Administrative Changes for Plan Sponsors
Plans Adopted by Filing Due Date for Year May Be Treated as in Effect as of Close of Year: The Act provides that if an employer adopts a stock bonus, pension, profit-sharing or annuity plan before the due date (including extensions) for filing the tax return for the taxable year in which the employer adopts such plan, the employer is permitted to treat the plan as having been adopted as of the last day of such taxable year. This change is applicable to plans adopted for taxable years beginning after Dec. 31, 2019.
Combined Annual Reports for Similar Plans: The Act directs the Secretary of Treasury and the Secretary of Labor to modify Form 5500s to allow certain plans to file aggregate annual returns. To qualify, the plans must be individual account plans or defined contribution plans with the same trustee, named fiduciary (or fiduciaries) and administrator; must have plan years that start on the same date; and must provide the same investments or investment options to participants and beneficiaries. These provisions are to be implemented for Form 5500 filings for plan years beginning after Dec. 31, 2021.
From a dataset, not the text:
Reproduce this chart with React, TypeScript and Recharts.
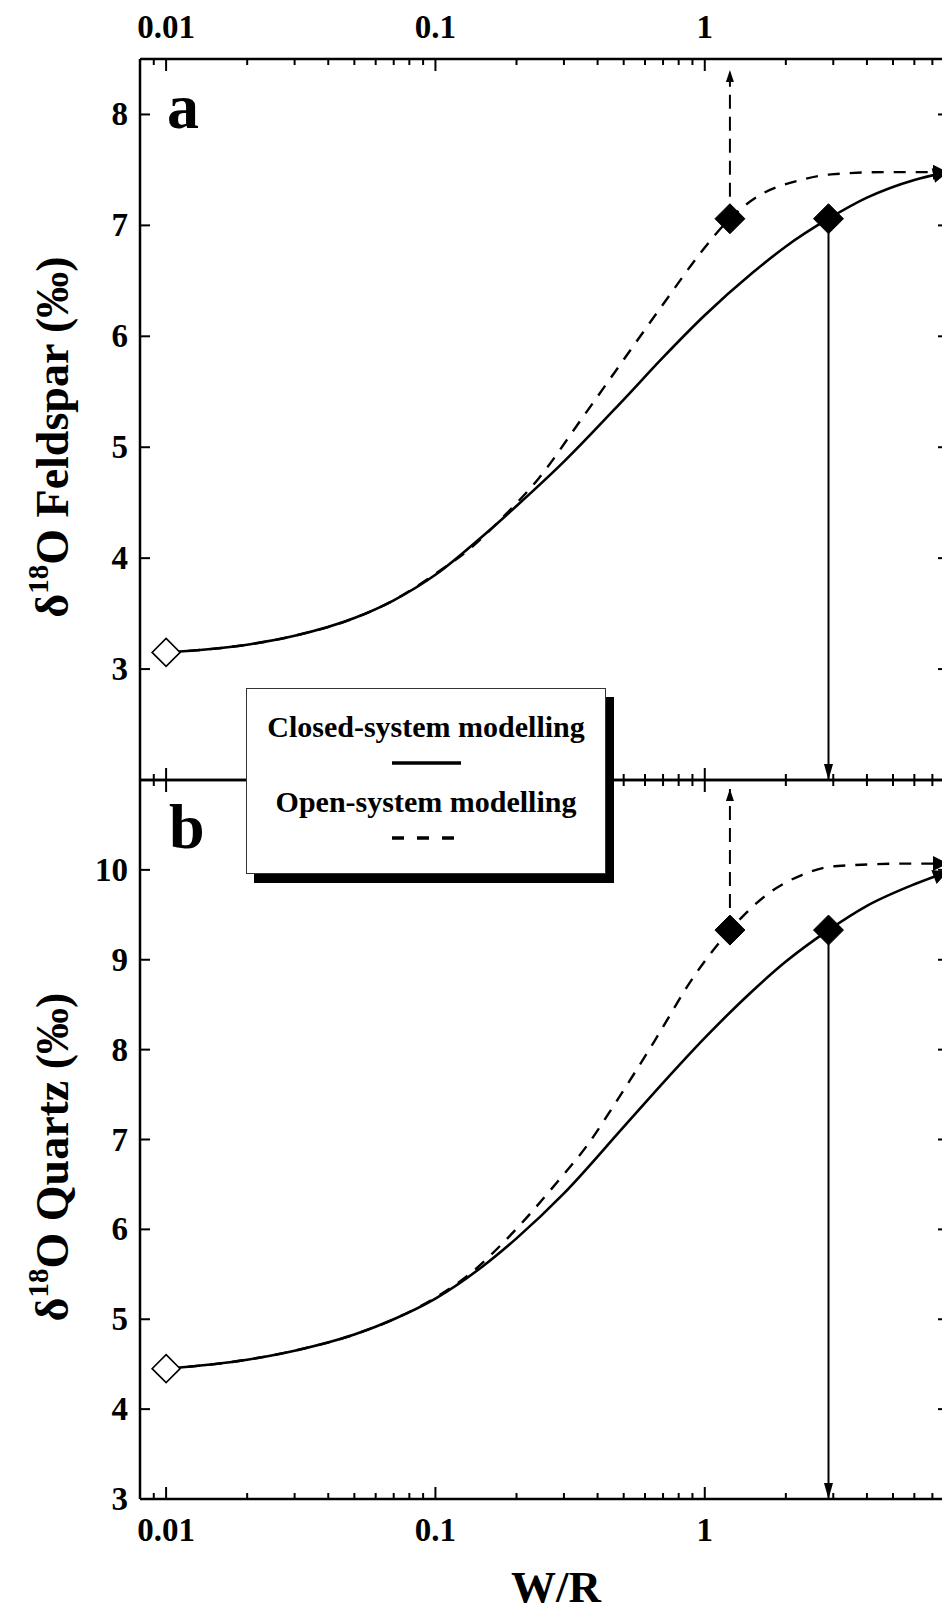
import React from 'react';
import { ComposedChart, Line, Scatter, XAxis, YAxis } from 'recharts';

const FONT = '"Liberation Serif", "Times New Roman", serif';

// ---------- axes ----------
const X_DOMAIN = [0.008, 8];
const X_MAJOR = [0.01, 0.1, 1];
const X_MAJOR_LABELS = ['0.01', '0.1', '1'];
const X_MINOR = [
  0.009, 0.02, 0.03, 0.04, 0.05, 0.06, 0.07, 0.08, 0.09,
  0.2, 0.3, 0.4, 0.5, 0.6, 0.7, 0.8, 0.9,
  2, 3, 4, 5, 6, 7,
];
const X_TICKS = [...X_MAJOR, ...X_MINOR].sort((a, b) => a - b);

const A_Y_DOMAIN = [2, 8.5];
const A_Y_TICKS = [3, 4, 5, 6, 7, 8];
const B_Y_DOMAIN = [3, 11];
const B_Y_TICKS = [3, 4, 5, 6, 7, 8, 9, 10];

// ---------- panel a : feldspar ----------
const A_CLOSED_X = [0.01, 0.02, 0.03, 0.05, 0.07, 0.1, 0.15, 0.2, 0.3, 0.5, 0.7, 1, 1.5, 2, 2.88, 4, 6, 8];
const A_CLOSED_Y = [3.15, 3.22, 3.3, 3.46, 3.62, 3.85, 4.2, 4.47, 4.87, 5.43, 5.81, 6.19, 6.57, 6.81, 7.06, 7.25, 7.41, 7.48];
const A_OPEN_X = [0.01, 0.02, 0.03, 0.05, 0.07, 0.1, 0.135, 0.185, 0.24, 0.35, 0.5, 0.73, 0.97, 1.24, 1.57, 2.28, 2.94, 4.65, 8];
const A_OPEN_Y = [3.15, 3.22, 3.3, 3.46, 3.62, 3.86, 4.09, 4.41, 4.71, 5.26, 5.79, 6.35, 6.76, 7.06, 7.26, 7.41, 7.46, 7.48, 7.48];
const A_START_X = [0.01];
const A_START_Y = [3.15];
const A_RESULT_X = [1.24, 2.88];
const A_RESULT_Y = [7.06, 7.06];
const A_OPEN_ARROW_Y = [7.06, 8.4];
const A_CLOSED_ARROW_Y = [7.06, 2];

// ---------- panel b : quartz ----------
const B_CLOSED_X = [0.01, 0.02, 0.03, 0.05, 0.07, 0.1, 0.15, 0.2, 0.3, 0.5, 0.7, 1, 1.5, 2, 2.88, 4, 6, 8];
const B_CLOSED_Y = [4.45, 4.55, 4.65, 4.83, 5.0, 5.23, 5.59, 5.9, 6.4, 7.14, 7.63, 8.13, 8.65, 8.98, 9.33, 9.6, 9.84, 9.98];
const B_OPEN_X = [0.01, 0.02, 0.03, 0.05, 0.07, 0.1, 0.135, 0.185, 0.284, 0.367, 0.46, 0.649, 0.914, 1.24, 1.71, 2.28, 3.03, 5.83, 8];
const B_OPEN_Y = [4.45, 4.55, 4.65, 4.83, 5.0, 5.24, 5.51, 5.9, 6.53, 6.94, 7.38, 8.09, 8.82, 9.33, 9.73, 9.94, 10.04, 10.07, 10.07];
const B_START_X = [0.01];
const B_START_Y = [4.45];
const B_RESULT_X = [1.24, 2.88];
const B_RESULT_Y = [9.33, 9.33];
const B_OPEN_ARROW_Y = [9.33, 10.9];
const B_CLOSED_ARROW_Y = [9.33, 3];

const LEGEND_LABELS = ['Closed-system modelling', 'Open-system modelling'];
const Y_TITLES = ['Feldspar', 'Quartz'];
const X_TITLE = 'W/R';
const PANEL_LETTERS = ['a', 'b'];

const zip = (xs: number[], ys: number[]) => xs.map((x, i) => ({ x, y: ys[i] }));

// ---------- renderers ----------
const makeXTick = (dir: number, labelDy: number | null) => (props: any) => {
  const { x, y, payload } = props;
  const v = Number(payload?.value);
  const mi = X_MAJOR.indexOf(v);
  const major = mi >= 0;
  const len = major ? 12 : 6;
  return (
    <g>
      <line x1={x} x2={x} y1={y} y2={y + dir * len} stroke="#000" strokeWidth={2} />
      {major && labelDy !== null ? (
        <text x={x} y={y + labelDy} textAnchor="middle" fontFamily={FONT} fontWeight="bold" fontSize={33} fill="#000">
          {X_MAJOR_LABELS[mi]}
        </text>
      ) : null}
    </g>
  );
};

const makeYTick = (dir: number, labels: boolean) => (props: any) => {
  const { x, y, payload } = props;
  return (
    <g>
      <line x1={x} x2={x + dir * 10} y1={y} y2={y} stroke="#000" strokeWidth={2} />
      {labels ? (
        <text x={x - 12} y={y + 11} textAnchor="end" fontFamily={FONT} fontWeight="bold" fontSize={33} fill="#000">
          {String(payload?.value)}
        </text>
      ) : null}
    </g>
  );
};

const arrowDot = (len: number, half: number, fallbackAngle: number) => (props: any) => {
  const { cx, cy, index, points } = props;
  const n = points ? points.length : 2;
  if (index !== n - 1 || cx == null || cy == null) return <g key={`d${index}`} />;
  let ang = fallbackAngle;
  if (points && points.length > 1) {
    const p = points[n - 2];
    if (p && p.x != null && p.y != null && (p.x !== cx || p.y !== cy)) ang = Math.atan2(cy - p.y, cx - p.x);
  }
  const ux = Math.cos(ang);
  const uy = Math.sin(ang);
  const bx = cx - ux * len;
  const by = cy - uy * len;
  const pts = `${cx},${cy} ${bx - uy * half},${by + ux * half} ${bx + uy * half},${by - ux * half}`;
  return <polygon key={`d${index}`} points={pts} fill="#000" stroke="none" />;
};

const diamond = (half: number, filled: boolean) => (props: any) => {
  const { cx, cy } = props;
  return (
    <path
      d={`M${cx},${cy - half}L${cx + half},${cy}L${cx},${cy + half}L${cx - half},${cy}Z`}
      fill={filled ? '#000' : '#fff'}
      stroke="#000"
      strokeWidth={filled ? 1 : 1.6}
    />
  );
};

type Pt = { x: number; y: number };
type PanelProps = {
  height: number;
  margin: { top: number; right: number; bottom: number; left: number };
  topHeight: number;
  bottomHeight: number;
  topLabels: boolean;
  bottomLabels: boolean;
  yDomain: number[];
  yTicks: number[];
  closed: Pt[];
  open: Pt[];
  start: Pt[];
  results: Pt[];
  closedArrow: Pt[];
  openArrow: Pt[];
};

function Panel(p: PanelProps) {
  return (
    <ComposedChart width={1000} height={p.height} margin={p.margin}>
      <XAxis
        xAxisId="t"
        orientation="top"
        dataKey="x"
        type="number"
        scale="log"
        domain={X_DOMAIN}
        allowDataOverflow
        ticks={X_TICKS}
        interval={0}
        height={p.topHeight}
        tickSize={0}
        tickMargin={0}
        tickLine={false}
        axisLine={{ stroke: '#000', strokeWidth: 2.5 }}
        tick={makeXTick(1, p.topLabels ? -21 : null)}
      />
      <XAxis
        xAxisId="b"
        orientation="bottom"
        dataKey="x"
        type="number"
        scale="log"
        domain={X_DOMAIN}
        allowDataOverflow
        ticks={X_TICKS}
        interval={0}
        height={p.bottomHeight}
        tickSize={0}
        tickMargin={0}
        tickLine={false}
        axisLine={{ stroke: '#000', strokeWidth: 2.5 }}
        tick={makeXTick(-1, p.bottomLabels ? 42 : null)}
      />
      <YAxis
        yAxisId="l"
        orientation="left"
        dataKey="y"
        type="number"
        domain={p.yDomain}
        allowDataOverflow
        ticks={p.yTicks}
        interval={0}
        width={140}
        tickSize={0}
        tickMargin={0}
        tickLine={false}
        axisLine={{ stroke: '#000', strokeWidth: 2.5 }}
        tick={makeYTick(1, true)}
      />
      <YAxis
        yAxisId="r"
        orientation="right"
        dataKey="y"
        type="number"
        domain={p.yDomain}
        allowDataOverflow
        ticks={p.yTicks}
        interval={0}
        width={52}
        tickSize={0}
        tickMargin={0}
        tickLine={false}
        axisLine={{ stroke: '#000', strokeWidth: 2.5 }}
        tick={makeYTick(-1, false)}
      />
      <Line
        xAxisId="t"
        yAxisId="l"
        data={p.open}
        dataKey="y"
        type="monotone"
        stroke="#000"
        strokeWidth={2.4}
        strokeDasharray="12 10"
        dot={arrowDot(15, 7.5, 0)}
        activeDot={false}
        isAnimationActive={false}
      />
      <Line
        xAxisId="t"
        yAxisId="l"
        data={p.closed}
        dataKey="y"
        type="monotone"
        stroke="#000"
        strokeWidth={2.6}
        dot={arrowDot(15, 7.5, 0)}
        activeDot={false}
        isAnimationActive={false}
      />
      <Line
        xAxisId="t"
        yAxisId="l"
        data={p.openArrow}
        dataKey="y"
        type="linear"
        stroke="#000"
        strokeWidth={2}
        strokeDasharray="14 8"
        dot={arrowDot(12, 4, -Math.PI / 2)}
        activeDot={false}
        isAnimationActive={false}
      />
      <Line
        xAxisId="t"
        yAxisId="l"
        data={p.closedArrow}
        dataKey="y"
        type="linear"
        stroke="#000"
        strokeWidth={2}
        dot={arrowDot(16, 4.5, Math.PI / 2)}
        activeDot={false}
        isAnimationActive={false}
      />
      <Scatter xAxisId="t" yAxisId="l" data={p.start} dataKey="y" shape={diamond(14, false)} isAnimationActive={false} />
      <Scatter xAxisId="t" yAxisId="l" data={p.results} dataKey="y" shape={diamond(15, true)} isAnimationActive={false} />
    </ComposedChart>
  );
}

function YTitle({ x, y, mineral }: { x: number; y: number; mineral: string }) {
  return (
    <text
      transform={`translate(${x},${y}) rotate(-90)`}
      textAnchor="middle"
      fontFamily={FONT}
      fontWeight="bold"
      fontSize={46}
      fill="#000"
    >
      <tspan>δ</tspan>
      <tspan fontSize={29} dy={-20}>18</tspan>
      <tspan dy={20}>{`O ${mineral} (‰)`}</tspan>
    </text>
  );
}

export default function App() {
  return (
    <div
      style={{
        position: 'absolute',
        left: 0,
        top: 0,
        width: 942,
        height: 1612,
        overflow: 'hidden',
        background: '#fff',
      }}
    >
      <div style={{ position: 'absolute', left: 0, top: 0 }}>
        <Panel
          height={800}
          margin={{ top: 0, right: 0, bottom: 19, left: 0 }}
          topHeight={59}
          bottomHeight={1}
          topLabels
          bottomLabels={false}
          yDomain={A_Y_DOMAIN}
          yTicks={A_Y_TICKS}
          closed={zip(A_CLOSED_X, A_CLOSED_Y)}
          open={zip(A_OPEN_X, A_OPEN_Y)}
          start={zip(A_START_X, A_START_Y)}
          results={zip(A_RESULT_X, A_RESULT_Y)}
          closedArrow={zip([A_RESULT_X[1], A_RESULT_X[1]], A_CLOSED_ARROW_Y)}
          openArrow={zip([A_RESULT_X[0], A_RESULT_X[0]], A_OPEN_ARROW_Y)}
        />
      </div>
      <div style={{ position: 'absolute', left: 0, top: 760 }}>
        <Panel
          height={852}
          margin={{ top: 19, right: 0, bottom: 0, left: 0 }}
          topHeight={1}
          bottomHeight={113}
          topLabels={false}
          bottomLabels
          yDomain={B_Y_DOMAIN}
          yTicks={B_Y_TICKS}
          closed={zip(B_CLOSED_X, B_CLOSED_Y)}
          open={zip(B_OPEN_X, B_OPEN_Y)}
          start={zip(B_START_X, B_START_Y)}
          results={zip(B_RESULT_X, B_RESULT_Y)}
          closedArrow={zip([B_RESULT_X[1], B_RESULT_X[1]], B_CLOSED_ARROW_Y)}
          openArrow={zip([B_RESULT_X[0], B_RESULT_X[0]], B_OPEN_ARROW_Y)}
        />
      </div>
      <svg
        width={942}
        height={1612}
        style={{ position: 'absolute', left: 0, top: 0, pointerEvents: 'none' }}
      >
        <text x={167} y={128} fontFamily={FONT} fontWeight="bold" fontSize={64} fill="#000">
          {PANEL_LETTERS[0]}
        </text>
        <text x={169} y={848} fontFamily={FONT} fontWeight="bold" fontSize={64} fill="#000">
          {PANEL_LETTERS[1]}
        </text>
        <YTitle x={68} y={437} mineral={Y_TITLES[0]} />
        <YTitle x={68} y={1157} mineral={Y_TITLES[1]} />
        <text x={556} y={1602} textAnchor="middle" fontFamily={FONT} fontWeight="bold" fontSize={45} fill="#000">
          {X_TITLE}
        </text>
      </svg>
      <div
        style={{
          position: 'absolute',
          left: 246,
          top: 688,
          width: 360,
          height: 186,
          boxSizing: 'border-box',
          border: '1px solid #333',
          background: '#fff',
          boxShadow: '8px 9px 0 0 #000',
        }}
      >
        <svg width={358} height={184} style={{ display: 'block' }}>
          <text x={179} y={48} textAnchor="middle" fontFamily={FONT} fontWeight="bold" fontSize={30} fill="#000">
            {LEGEND_LABELS[0]}
          </text>
          <line x1={145} x2={214} y1={74} y2={74} stroke="#000" strokeWidth={3.5} />
          <text x={179} y={123} textAnchor="middle" fontFamily={FONT} fontWeight="bold" fontSize={30} fill="#000">
            {LEGEND_LABELS[1]}
          </text>
          <line x1={145} x2={207} y1={149} y2={149} stroke="#000" strokeWidth={3.5} strokeDasharray="12 13" />
        </svg>
      </div>
    </div>
  );
}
Pension Benefit Statement: The Act requires defined contribution plans to include in pension benefit statements a lifetime income disclosure at least once during any 12-month period, illustrating the monthly payments the participant would receive if the participant’s total account balance were used to provide lifetime income streams, including a single life annuity and a qualified joint and survivor annuity for the participant and the participant’s surviving spouse. The Secretary of Treasury is directed to publish interim final rules, a model disclosure and assumptions that can be used by administrators to convert benefits into lifetime income stream equivalents. This provision will not be effective until 12 months after the latest of the Treasury’s publishing of such interim final rules, model disclosure or assumptions.
Fiduciary Safe Harbor for Selection of Lifetime Income Provider: The Act includes steps that a fiduciary can take to fall within a safe harbor when selecting lifetime income providers. Plan fiduciaries will be deemed to satisfy their obligation of prudence if they engage in an objective, thorough and analytical search; conclude at the time of the selection that the insurer is capable of satisfying its financial capabilities; and conclude that the relative cost of the contract is reasonable. The fiduciary will also be allowed to rely on certain representations from the insurer with respect to its financial stability.
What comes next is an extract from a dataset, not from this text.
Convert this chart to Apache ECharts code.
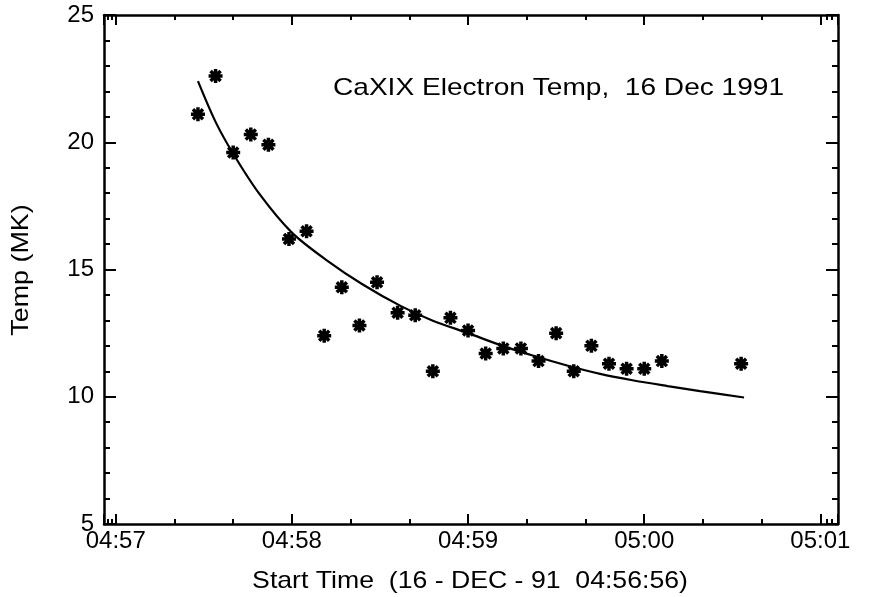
<!DOCTYPE html>
<html>
<head>
<meta charset="utf-8">
<script src="https://cdn.jsdelivr.net/npm/echarts@6/dist/echarts.min.js"></script>
<style>
html,body{margin:0;padding:0;background:#fff;}
#chart{width:871px;height:597px;}
</style>
</head>
<body>
<div id="chart"></div>
<script>
// Observation times (16 Dec 1991) and CaXIX electron temperature (MK)
const obsTimes = ["04:57:28","04:57:34","04:57:40","04:57:46","04:57:52","04:57:59","04:58:05",
  "04:58:11","04:58:17","04:58:23","04:58:29","04:58:36","04:58:42","04:58:48","04:58:54",
  "04:59:00","04:59:06","04:59:12","04:59:18","04:59:24","04:59:30","04:59:36","04:59:42",
  "04:59:48","04:59:54","05:00:00","05:00:06","05:00:33"];
const obsTemps = [21.1,22.6,19.6,20.3,19.9,16.2,16.5,
  12.4,14.3,12.8,14.5,13.3,13.2,11.0,13.1,
  12.6,11.7,11.9,11.9,11.4,12.5,11.0,12.0,
  11.3,11.1,11.1,11.4,11.3];
// Fitted curve
const fitTimes = ["04:57:28","04:57:34","04:57:40","04:57:49","04:58:00","04:58:12","04:58:24","04:58:37",
  "04:58:48","04:59:00","04:59:11","04:59:22","04:59:34","04:59:45","04:59:56","05:00:08","05:00:19","05:00:34"];
const fitTemps = [22.4,20.8,19.55,17.96,16.45,15.35,14.42,13.57,
  12.99,12.5,12.03,11.62,11.22,10.9,10.65,10.42,10.22,9.97];
const yTicks = [5,10,15,20,25];
const axisStart = "04:56:56", axisEnd = "05:01:06";
const annotation = "CaXIX Electron Temp,  16 Dec 1991";
const xTitle = "Start Time  (16 - DEC - 91  04:56:56)";
const yTitle = "Temp (MK)";

function toMs(s){ const p=s.split(':').map(Number); return new Date(1991,11,16,p[0],p[1],p[2]).getTime(); }
function pad(n){ return (n<10?'0':'')+n; }

const FONT = 'Liberation Sans, Arial, Helvetica, sans-serif';
const chart = echarts.init(document.getElementById('chart'), null, {renderer:'canvas'});
const axisLineStyle = {color:'#000', width:2.5};
const xBase = {
  type:'time', min:toMs(axisStart), max:toMs(axisEnd),
  minInterval:60000, maxInterval:60000,
  axisLine:{show:true, onZero:false, lineStyle:axisLineStyle},
  axisTick:{show:true, inside:true, length:10, lineStyle:{color:'#000',width:2}},
  minorTick:{show:true, splitNumber:3, length:5, lineStyle:{color:'#000',width:2}},
  splitLine:{show:false}
};
const yBase = {
  type:'value', min:yTicks[0], max:yTicks[yTicks.length-1], interval:5,
  axisLine:{show:true, onZero:false, lineStyle:axisLineStyle},
  axisTick:{show:true, inside:true, length:12, lineStyle:{color:'#000',width:2}},
  minorTick:{show:true, splitNumber:5, length:6, lineStyle:{color:'#000',width:2}},
  splitLine:{show:false}
};
const star = 'path://M0,-6L0,6M-6,0L6,0M-4.3,-4.3L4.3,4.3M-4.3,4.3L4.3,-4.3';
chart.setOption({
  animation:false,
  backgroundColor:'#fff',
  grid:{left:104, right:33, top:15, bottom:73, containLabel:false},
  xAxis:[
    Object.assign({}, xBase, {position:'bottom',
      axisLabel:{show:true, color:'#000', fontFamily:FONT, fontSize:24, margin:5,
        formatter:function(v){ const d=new Date(v); return pad(d.getHours())+':'+pad(d.getMinutes()); }}}),
    Object.assign({}, xBase, {position:'top', axisLabel:{show:false}})
  ],
  yAxis:[
    Object.assign({}, yBase, {position:'left',
      axisLabel:{show:true, color:'#000', fontFamily:FONT, fontSize:24, margin:10}}),
    Object.assign({}, yBase, {position:'right', axisLabel:{show:false}})
  ],
  graphic:[
    {type:'text', x:333, y:88, scaleX:1.17, style:{text:annotation, font:'24px '+FONT, fill:'#000', textAlign:'left', textVerticalAlign:'middle'}},
    {type:'text', x:470, y:581, scaleX:1.11, style:{text:xTitle, font:'24px '+FONT, fill:'#000', textAlign:'center', textVerticalAlign:'middle'}},
    {type:'text', x:21, y:270, rotation:Math.PI/2, scaleX:1.12, style:{text:yTitle, font:'24px '+FONT, fill:'#000', textAlign:'center', textVerticalAlign:'middle'}}
  ],
  series:[
    {type:'line', xAxisIndex:0, yAxisIndex:0, data:fitTimes.map((t,i)=>[toMs(t), fitTemps[i]]),
      smooth:0.3, showSymbol:false, lineStyle:{color:'#000', width:2.2}, silent:true},
    {type:'scatter', xAxisIndex:0, yAxisIndex:0, data:obsTimes.map((t,i)=>[toMs(t), obsTemps[i]]),
      symbol:star, symbolSize:14, itemStyle:{color:'#000', borderColor:'#000', borderWidth:3.5, opacity:1}, silent:true}
  ]
});
</script>
</body>
</html>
Changes Intended to Expand and Preserve Retirement Savings
Simplification of Safe Harbor 401(k) Rules: Safe harbor 401(k) plans are subject to numerous requirements. The Act eliminates and loosens some of these requirements. The safe harbor notice requirement is eliminated for plans that make the safe harbor qualified nonelective employer contribution, but remains in place for safe harbor plans that make a safe harbor match contribution. Additionally, the Act provides that a plan may be amended after the beginning of a plan year to provide for nonelective contributions. This retroactive amendment needs to be adopted before the 30th day prior to the end of the plan year. Alternatively, the plan can be amended following the end of the year, in which case, the qualified nonelective employer contribution is required to be four (4) percent rather than three (3) percent. This change is applicable for plan years beginning after Dec. 31, 2019.
Automatic Enrollment Safe Harbor Cap Increase: The Act increases the cap on automatic employee deferrals from ten (10) to fifteen (15) percent of compensation, starting with plan years following the first full plan year of automatic enrollment. The cap remains ten (10) percent for the initial automatic enrollment period and for the first full plan year of automatic enrollment. While the cap is not required to be increased, for plan sponsors that desire to increase the cap, it can be implemented for plan years beginning after Dec. 31, 2019.
Portability of Lifetime Income Options: Several of the provisions of the Act were aimed at encouraging more lifetime income options in defined contribution plans. Qualified defined contribution plans, Section 403(b) plans and governmental Section 457(b) plans may make a direct trustee-to-trustee transfer to another eligible employer-sponsored retirement plan or Individual Retirement Account of lifetime income investments or distributions of a lifetime income investment in the form of a qualified plan distribution annuity if made within the 90 days preceding the date on which a lifetime income investment is no longer authorized to be held as an investment option under the plan. This change is applicable to plan years beginning after Dec. 31, 2019.
Treatment of Custodial Accounts on Termination of Section 403(b) Plans: The Act directs the Secretary of Treasury to issue guidance to provide that if an employer terminates a 403(b) custodial account, the account can be distributed in kind. The Act directs that any guidance will be retroactively effective for taxable years beginning after Dec. 31, 2008.
Penalty-Free Withdrawals from Retirement Plans for Individuals in Case of Birth or Adoption: The Act allows an employer to permit penalty-free distributions, not to exceed $5,000 in the aggregate, for a “qualified birth or adoption.” The employee may also be permitted to repay this amount to the plan. This provision can be applied to distributions made after Dec. 31, 2019.
Other Changes Impacting Plan Sponsors
Increased Penalties for Failure to File Retirement Plan Returns: The Act also increases certain penalties for returns, statements and notifications with a due date (including extensions) after Dec. 31, 2019. The revised fee schedule is summarized below:
As discussed above, the Act contains numerous changes to retirement plans and IRAs. While further guidance will likely be needed, in the meanwhile, employers and plan sponsors should review their plan documents and systems to determine what, if any, amendments will need to be made and what systems should be implemented.